-- Begin Given information --

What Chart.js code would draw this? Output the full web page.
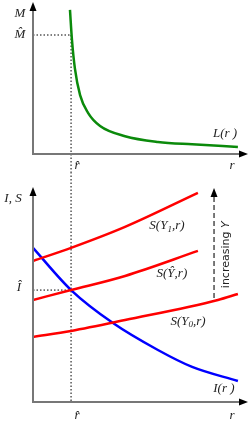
<!DOCTYPE html>
<html>
<head>
<meta charset="utf-8">
<script src="https://cdn.jsdelivr.net/npm/chart.js@4"></script>
<style>
  html, body { margin: 0; padding: 0; background: #fff; }
  #wrap { position: relative; width: 250px; height: 429px; }
  #moneyChart { position: absolute; left: 0; top: 0; }
  #savingChart { position: absolute; left: 0; top: 172px; }
</style>
</head>
<body>
<div id="wrap">
  <canvas id="moneyChart" width="250" height="172"></canvas>
  <canvas id="savingChart" width="250" height="257"></canvas>
</div>
<script>
// --- data (r on 0..10, M / I,S on 0..10) ---
// money demand L(r)
const lR = [1.72, 1.81, 1.95, 2.19, 2.56, 3.12, 4.28, 5.81, 7.40, 9.53];
const lM = [9.54, 7.6, 5.65, 3.9, 2.72, 1.85, 1.18, 0.80, 0.64, 0.47];

// savings S(Y1,r), S(Ŷ,r), S(Y0,r)
const s1R = [0, 1.77, 4.28, 7.67];
const s1 = [6.59, 7.20, 8.18, 9.77];
const sHatR = [0, 1.77, 4.28, 7.67];
const sHat = [4.77, 5.23, 5.89, 7.06];
const s0R = [0, 1.77, 4.28, 8.60, 9.53];
const s0 = [3.04, 3.32, 3.83, 4.77, 5.05];

// investment I(r)
const iR = [0, 1.77, 3.72, 5.81, 7.40, 9.53];
const iVals = [7.20, 5.23, 3.69, 2.43, 1.64, 0.98];

// equilibrium
const rHat = 1.77;
const mHat = 7.88;
const iHat = 5.23;

const axisColor = '#777777';
const serif = "'Liberation Serif', 'DejaVu Serif', serif";

function pts(xs, ys) {
  return xs.map((x, i) => ({ x: x, y: ys[i] }));
}

function curve(data, color) {
  return {
    data: data,
    borderColor: color,
    borderWidth: 2.5,
    pointRadius: 0,
    fill: false,
    cubicInterpolationMode: 'monotone',
  };
}

function arrowHead(ctx, x, y, dir) {
  ctx.beginPath();
  if (dir === 'up') {
    ctx.moveTo(x, y);
    ctx.lineTo(x - 3.5, y + 9);
    ctx.lineTo(x + 3.5, y + 9);
  } else {
    ctx.moveTo(x, y);
    ctx.lineTo(x - 9, y - 3.5);
    ctx.lineTo(x - 9, y + 3.5);
  }
  ctx.closePath();
  ctx.fill();
}

// draws text made of pieces, some of them subscripts, centred on (cx, cy)
function richText(ctx, pieces, cx, cy, size) {
  const big = 'italic ' + size + 'px ' + serif;
  const small = 'italic ' + Math.round(size * 0.72) + 'px ' + serif;
  let w = 0;
  pieces.forEach(p => {
    ctx.font = p.sub ? small : big;
    w += ctx.measureText(p.t).width;
  });
  let x = cx - w / 2;
  ctx.textBaseline = 'middle';
  ctx.textAlign = 'left';
  pieces.forEach(p => {
    ctx.font = p.sub ? small : big;
    ctx.fillText(p.t, x, p.sub ? cy + size * 0.3 : cy);
    x += ctx.measureText(p.t).width;
  });
}

function dotted(ctx, x1, y1, x2, y2) {
  ctx.save();
  ctx.strokeStyle = '#000';
  ctx.lineWidth = 1;
  ctx.setLineDash([1.5, 2]);
  ctx.beginPath();
  ctx.moveTo(x1, y1);
  ctx.lineTo(x2, y2);
  ctx.stroke();
  ctx.restore();
}

function drawAxes(ctx, a) {
  ctx.save();
  ctx.strokeStyle = axisColor;
  ctx.lineWidth = 2;
  ctx.beginPath();
  ctx.moveTo(a.left, a.top + 4);
  ctx.lineTo(a.left, a.bottom);
  ctx.lineTo(a.right - 4, a.bottom);
  ctx.stroke();
  ctx.fillStyle = '#000';
  arrowHead(ctx, a.left, a.top - 1, 'up');
  arrowHead(ctx, a.right, a.bottom, 'right');
  ctx.restore();
}

const moneyGuides = {
  id: 'moneyGuides',
  beforeDatasetsDraw(chart) {
    const { ctx, chartArea: a, scales: { x, y } } = chart;
    const px = x.getPixelForValue(rHat);
    const py = y.getPixelForValue(mHat);
    dotted(ctx, a.left, py, px, py);
    dotted(ctx, px, py, px, chart.height);
  },
  afterDatasetsDraw(chart) {
    const { ctx, chartArea: a, scales: { x, y } } = chart;
    drawAxes(ctx, a);
    ctx.save();
    ctx.fillStyle = '#222';
    richText(ctx, [{ t: 'M' }], a.left - 13, y.getPixelForValue(9.3), 13);
    richText(ctx, [{ t: 'M\u0302' }], a.left - 13, y.getPixelForValue(mHat), 13);
    richText(ctx, [{ t: 'r\u0302' }], x.getPixelForValue(rHat) + 6, a.bottom + 12, 13);
    richText(ctx, [{ t: 'L(r )' }], x.getPixelForValue(8.93), y.getPixelForValue(1.35), 13);
    richText(ctx, [{ t: 'r' }], x.getPixelForValue(9.26), a.bottom + 12, 13);
    ctx.restore();
  },
};

const savingGuides = {
  id: 'savingGuides',
  beforeDatasetsDraw(chart) {
    const { ctx, chartArea: a, scales: { x, y } } = chart;
    const px = x.getPixelForValue(rHat);
    const py = y.getPixelForValue(iHat);
    dotted(ctx, a.left, py, px, py);
    dotted(ctx, px, 0, px, a.bottom);
  },
  afterDatasetsDraw(chart) {
    const { ctx, chartArea: a, scales: { x, y } } = chart;
    drawAxes(ctx, a);

    // dashed "increasing Y" arrow
    const ax = x.getPixelForValue(8.42);
    ctx.save();
    ctx.strokeStyle = '#333';
    ctx.lineWidth = 1.3;
    ctx.setLineDash([5, 3]);
    ctx.beginPath();
    ctx.moveTo(ax, y.getPixelForValue(4.86));
    ctx.lineTo(ax, a.top + 8);
    ctx.stroke();
    ctx.fillStyle = '#000';
    arrowHead(ctx, ax, a.top, 'up');
    ctx.restore();

    ctx.save();
    ctx.fillStyle = '#222';
    richText(ctx, [{ t: 'I, S' }], a.left - 20, y.getPixelForValue(9.5), 13);
    richText(ctx, [{ t: 'I\u0302' }], a.left - 14, y.getPixelForValue(iHat) - 2, 13);
    richText(ctx, [{ t: 'r\u0302' }], x.getPixelForValue(rHat) + 6, a.bottom + 14, 13);
    richText(ctx, [{ t: 'r' }], x.getPixelForValue(9.26), a.bottom + 14, 13);
    richText(ctx, [{ t: 'S(Y' }, { t: '1', sub: true }, { t: ',r)' }], x.getPixelForValue(6.23), y.getPixelForValue(8.23), 13);
    richText(ctx, [{ t: 'S(Y\u0302,r)' }], x.getPixelForValue(6.46), y.getPixelForValue(6.0), 13);
    richText(ctx, [{ t: 'S(Y' }, { t: '0', sub: true }, { t: ',r)' }], x.getPixelForValue(7.21), y.getPixelForValue(3.78), 13);
    richText(ctx, [{ t: 'I(r )' }], x.getPixelForValue(8.88), y.getPixelForValue(0.65), 13);

    // rotated "increasing Y"
    ctx.translate(x.getPixelForValue(8.98), y.getPixelForValue(6.88));
    ctx.rotate(-Math.PI / 2);
    ctx.textBaseline = 'middle';
    ctx.font = "11px 'DejaVu Sans', sans-serif";
    const w1 = ctx.measureText('increasing ').width;
    ctx.font = "italic 11px 'DejaVu Sans', sans-serif";
    const w2 = ctx.measureText('Y').width;
    ctx.font = "11px 'DejaVu Sans', sans-serif";
    ctx.fillText('increasing ', -(w1 + w2) / 2, 0);
    ctx.font = "italic 11px 'DejaVu Sans', sans-serif";
    ctx.fillText('Y', -(w1 + w2) / 2 + w1, 0);
    ctx.restore();
  },
};

function baseOptions(padding) {
  return {
    responsive: false,
    animation: false,
    layout: { padding: padding },
    plugins: { legend: { display: false }, tooltip: { enabled: false } },
    scales: {
      x: { type: 'linear', min: 0, max: 10, display: false },
      y: { type: 'linear', min: 0, max: 10, display: false },
    },
  };
}

new Chart(document.getElementById('moneyChart'), {
  type: 'line',
  data: {
    datasets: [curve(pts(lR, lM), '#0b8a0b')],
  },
  options: baseOptions({ left: 33, right: 2, top: 3, bottom: 18 }),
  plugins: [moneyGuides],
});

new Chart(document.getElementById('savingChart'), {
  type: 'line',
  data: {
    datasets: [
      curve(pts(s1R, s1), '#ff0000'),
      curve(pts(sHatR, sHat), '#ff0000'),
      curve(pts(s0R, s0), '#ff0000'),
      curve(pts(iR, iVals), '#0000ff'),
    ],
  },
  options: baseOptions({ left: 33, right: 2, top: 16, bottom: 27 }),
  plugins: [savingGuides],
});
</script>
</body>
</html>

-- End Given information --

* Task prompt: In the data above, please extract the lines from the first one through the line with "0.80, 0.64, 0.47];", exactly, and keep pictures out.

* Task output:
What Chart.js code would draw this? Output the full web page.
<!DOCTYPE html>
<html>
<head>
<meta charset="utf-8">
<script src="https://cdn.jsdelivr.net/npm/chart.js@4"></script>
<style>
  html, body { margin: 0; padding: 0; background: #fff; }
  #wrap { position: relative; width: 250px; height: 429px; }
  #moneyChart { position: absolute; left: 0; top: 0; }
  #savingChart { position: absolute; left: 0; top: 172px; }
</style>
</head>
<body>
<div id="wrap">
  <canvas id="moneyChart" width="250" height="172"></canvas>
  <canvas id="savingChart" width="250" height="257"></canvas>
</div>
<script>
// --- data (r on 0..10, M / I,S on 0..10) ---
// money demand L(r)
const lR = [1.72, 1.81, 1.95, 2.19, 2.56, 3.12, 4.28, 5.81, 7.40, 9.53];
const lM = [9.54, 7.6, 5.65, 3.9, 2.72, 1.85, 1.18, 0.80, 0.64, 0.47];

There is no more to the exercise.